The risk has been exacerbated by California’s recent drive to boost its gas-fired generation capacity to back up ever-growing renewable generation and replace coal-fired plants unpopular with the state’s environmentally conscious ratepayers. With gas making up such a large portion of the power mix, concerns have grown that California is at increasing risk from disruptions in its gas supply.

Aliso Canyon
California’s mammoth buildout of its solar photovoltaic capacity, as with First Solar’s 550-MW Desert Sunlight solar farm above, has meant a growing demand for dispatchable gas-fired generation. Courtesy: First Solar.

“Southern California is simply too reliant on natural gas and gas storage provided by one market participant,” said Tim O’Connor, California oil & gas director, climate & energy for the Environmental Defense Fund. “Out of this crisis, important reforms to the gas market are needed to allow renewable energy, demand response and other low-carbon technologies to compete with natural gas.”

But few observers expected a disruption of this magnitude.

The report discusses several recent days in which Aliso Canyon was used to offset significant pressure drops in the regional pipeline system as a result of peak demand. On those days, SoCalGas would have had to declare a curtailment without Aliso Canyon to balance the system. The report also notes, ominously, that SoCalGas has had to curtail gas deliveries during periods of peak demand even with Aliso Canyon in operation as recently as June 2015. That episode, which was caused by a pipeline outage, resulted in 1,500 MW of reduced dispatch.

“Based on the historical data from years 2013 to 2015,” the report concludes, “SoCalGas and [San Diego Gas & Electric] have calculated a potential for 23 to 32 days where [their] systems will be under significant stress in 2016 without the Aliso Canyon storage field in operation, placing uninterrupted service to noncore customers at risk.” In addition, “LADWP and [CAISO] determined that they would not be able to maintain sufficient contingency reserve in the Southern California area to meet reliability requirements.”

Curtailments Likely

That could mean, the report says, load curtailments affecting as many as 3.36 million customer homes under worst-case assumptions.

There is currently no timetable for Aliso Canyon’s return to service.

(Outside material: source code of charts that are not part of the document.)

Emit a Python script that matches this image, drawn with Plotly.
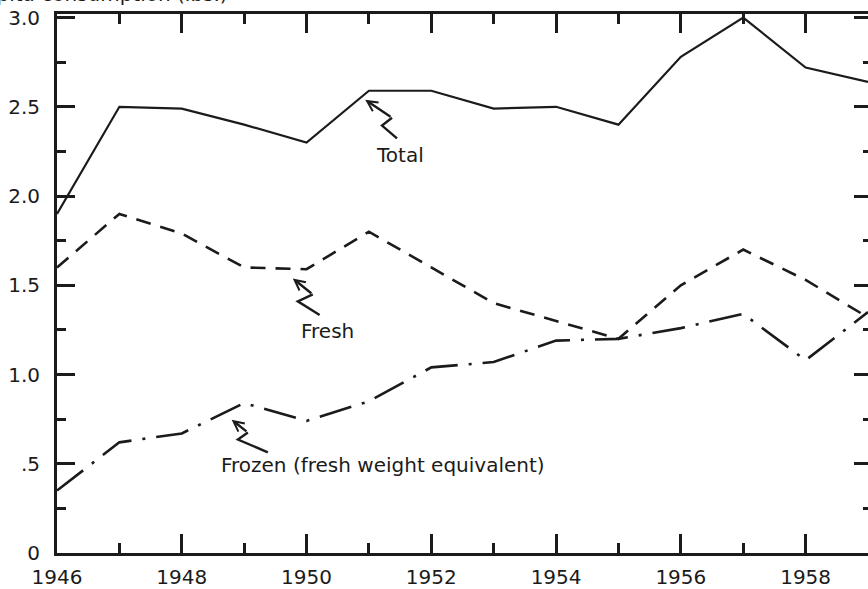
import plotly.graph_objects as go

# Annual figures, 1946-1959
years = list(range(1946, 1960))
total = [1.90, 2.50, 2.49, 2.40, 2.30, 2.59, 2.59, 2.49, 2.50, 2.40, 2.78, 3.00, 2.72, 2.64]
fresh = [1.60, 1.90, 1.79, 1.60, 1.59, 1.80, 1.60, 1.40, 1.30, 1.20, 1.50, 1.70, 1.53, 1.32]
frozen = [0.35, 0.62, 0.67, 0.84, 0.74, 0.85, 1.04, 1.07, 1.19, 1.20, 1.26, 1.34, 1.08, 1.35]

y_tickvals = [0, 0.5, 1.0, 1.5, 2.0, 2.5, 3.0]
y_ticktext = ["0", ".5", "1.0", "1.5", "2.0", "2.5", "3.0"]
x_tickvals = [1946, 1948, 1950, 1952, 1954, 1956, 1958]
x_ticktext = ["1946", "1948", "1950", "1952", "1954", "1956", "1958"]

INK = "#1b1b1b"
FONT = "DejaVu Sans"

fig = go.Figure()
fig.add_trace(go.Scatter(x=years, y=total, mode="lines",
                         line=dict(color=INK, width=2.2), hoverinfo="skip"))
fig.add_trace(go.Scatter(x=years, y=fresh, mode="lines",
                         line=dict(color=INK, width=2.6, dash="15px,10px"), hoverinfo="skip"))
fig.add_trace(go.Scatter(x=years, y=frozen, mode="lines",
                         line=dict(color=INK, width=2.6, dash="33px,11px,3px,11px"), hoverinfo="skip"))
# carrier trace so the right-hand tick axis is drawn
fig.add_trace(go.Scatter(x=years[:1], y=total[:1], mode="markers", yaxis="y2",
                         marker=dict(opacity=0), hoverinfo="skip"))

# Zig-zag pointers: (head, bend1, bend2, tail) in data units, plus label position
pointers = [
    ("Total", [(1950.94, 2.539), (1951.37, 2.439), (1951.21, 2.395), (1951.45, 2.323)], (1951.50, 2.229)),
    ("Fresh", [(1949.78, 1.538), (1950.10, 1.449), (1949.86, 1.410), (1950.21, 1.333)], (1950.34, 1.244)),
    ("Frozen (fresh weight equivalent)",
     [(1948.80, 0.747), (1949.06, 0.675), (1948.90, 0.636), (1949.38, 0.564)], (1951.22, 0.492)),
]

shapes = []
annotations = []
for label, pts, (tx, ty) in pointers:
    (hx, hy), (b1x, b1y), (b2x, b2y), (sx, sy) = pts
    shapes.append(dict(type="path", xref="x", yref="y",
                       path=f"M {b1x},{b1y} L {b2x},{b2y} L {sx},{sy}",
                       line=dict(color=INK, width=2.4)))
    annotations.append(dict(x=hx, y=hy, ax=b1x, ay=b1y, xref="x", yref="y",
                            axref="x", ayref="y", text="", showarrow=True,
                            arrowhead=5, arrowsize=0.85, arrowwidth=2.4, arrowcolor=INK))
    annotations.append(dict(x=tx, y=ty, xref="x", yref="y", text=label, showarrow=False,
                            font=dict(family=FONT, size=20, color=INK)))

# heading above the frame, partly running off the top of the page
annotations.append(dict(x=0, xref="paper", xanchor="right", xshift=173,
                        y=1.011, yref="paper", yanchor="bottom",
                        text="Per capita consumption (lbs.)", showarrow=False,
                        font=dict(family=FONT, size=20, color=INK)))

axis_common = dict(showgrid=False, zeroline=False, ticks="inside", tickwidth=3,
                   tickcolor=INK, tickfont=dict(family=FONT, size=20, color=INK))

fig.update_layout(
    width=868, height=589,
    margin=dict(l=57, r=0, t=14, b=29),
    paper_bgcolor="white", plot_bgcolor="white",
    showlegend=False,
    shapes=shapes, annotations=annotations,
    xaxis=dict(range=[1946, 1959.0], tickvals=x_tickvals, ticktext=x_ticktext,
               ticklen=19, showline=True, linewidth=3, linecolor=INK, mirror="ticks",
               ticklabelstandoff=4,
               minor=dict(dtick=1, tick0=1946, ticks="inside", ticklen=10,
                          tickwidth=3, tickcolor=INK),
               **axis_common),
    yaxis=dict(range=[0, 3.02], tickvals=y_tickvals, ticktext=y_ticktext,
               ticklen=18, showline=True, linewidth=3, linecolor=INK, mirror=False,
               ticklabelstandoff=10,
               minor=dict(dtick=0.25, tick0=0, ticks="inside", ticklen=9,
                          tickwidth=3, tickcolor=INK),
               **axis_common),
    yaxis2=dict(range=[0, 3.02], overlaying="y", side="right", showticklabels=False,
                showline=False, showgrid=False, zeroline=False, ticks="inside",
                tickvals=y_tickvals, ticklen=14, tickwidth=3, tickcolor=INK,
                minor=dict(dtick=0.25, tick0=0, ticks="inside", ticklen=5,
                           tickwidth=3, tickcolor=INK)),
)

fig.write_html("out.html")
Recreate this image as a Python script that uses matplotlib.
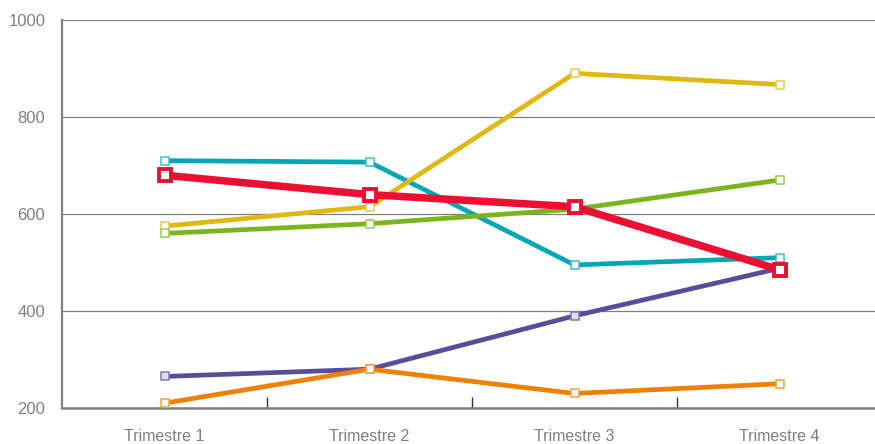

All of the facility’s 114 injection wells have to be inspected before SoCalGas can resume injecting gas into storage, and how long that will take is not clear.

A concurrent report discusses measures to mitigate impacts on reliability. These include possible use of the 15 Bcf of working gas remaining in the Aliso Canyon facility and careful coordination between gas shippers in the area to closely match deliveries with demand each day. A variety of measures to reduce gas and electric consumption will also be necessary.

However, the agencies also warned, “The action plan entities and the Technical Assessment Group believe there are risks to electric reliability that these measures cannot eliminate.”